Charya Nritya, however, brings Vajrayogini and other deities to life with mudra and postures any art historian would immediately recognize.  As a singer proclaims the outer and inner attributes, the priest-dancer embodies the deity not only for his own self-transformation through deity yoga, but also for the sake of the observer.  Indeed, the overall effect of these dances is akin to prayer.  They have been maintained in esoteric secrecy, from the rise of the Hindu Malla kings in the 12th century until the 20th century, when Prajwal was instructed by his father to take Charya Nritya to the world to ensure its survival.  There is controversy regarding how much should be shown; how much to advocate to assert true Nepali and not Indian dance scholarship; and how much should be kept hidden.  The most sacred dances and highest tantric rituals are to this day still only performed in secret.

Prajwal’s art is a feeling art, not an intellectual one as with the nuns, or an offertory one as with the Sri Lankans.  It becomes a vehicle for the bodhisattva’s vow of a person on the cusp of enlightenment to opt instead to remain in the world to assist all beings to attain enlightenment – the greatest act of compassion and, therefore, feeling.  When Vajrapani offers protection, Prajwal embodies the deity and emanates protection.  When Avalokiteshvara offers compassion, Prajwal embodies the bodhisattva and radiates compassion, a feeling toward all things.  Among the dances Prajwal performed for ‘A Day of Rare Buddhist Dances’ was Mayanjala, which translates as ‘net of illusion’.  In it, a wandering sadhu, or holy man, is overcome with feelings of samsara, the first Buddhist truth, that all life is suffering and all creation suffers.  In this dance he feels compassion for the world’s suffering.  This sung ritual is 1,300 years old.
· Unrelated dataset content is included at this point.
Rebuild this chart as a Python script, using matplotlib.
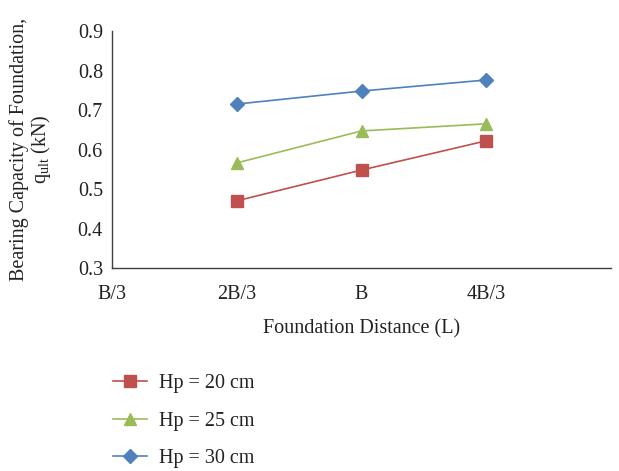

The performance of four completely different Buddhist movement traditions in one place on a single day offered a variety of danced practices that challenge Western notions of time and space, and embody Buddhist notions of the body and self.  Study of such dance tells a new story about the spread and practice of early Buddhism.  The quintessential mystical quotient that is often least brought forward in the presentation of visual arts – usually for the good reason of the failure of words to communicate types of consciousness – is provided with integrity in the dances.  A co-presentation of art and dance expands our experience of Buddhist cultural elements, and enhances our understanding of the visual arts with related consciousness-altering practices long embedded in dance.

For rarity and authenticity, as well as pedigree, ‘A Day of Rare Buddhist Dances’ was unprecedented in the history of Buddhism, of London and of the V&A.  As a statement of enduring values in times of crisis, the lives of these nuns, priests, clan performers and actors serve as examples of ‘the road less taken’, voluntarily choosing lives that carry on living traditions of unbroken dance lineages dating back a thousand years and beyond.  The dances performed on 1 May provide a touch- stone from which to reevaluate the full power and meaning of the art in the Robert H. N. Ho Family Foundation Gallery, and mirror the evolving context of artistic meaning in light of the spreading exposure to genuine Buddhist practice.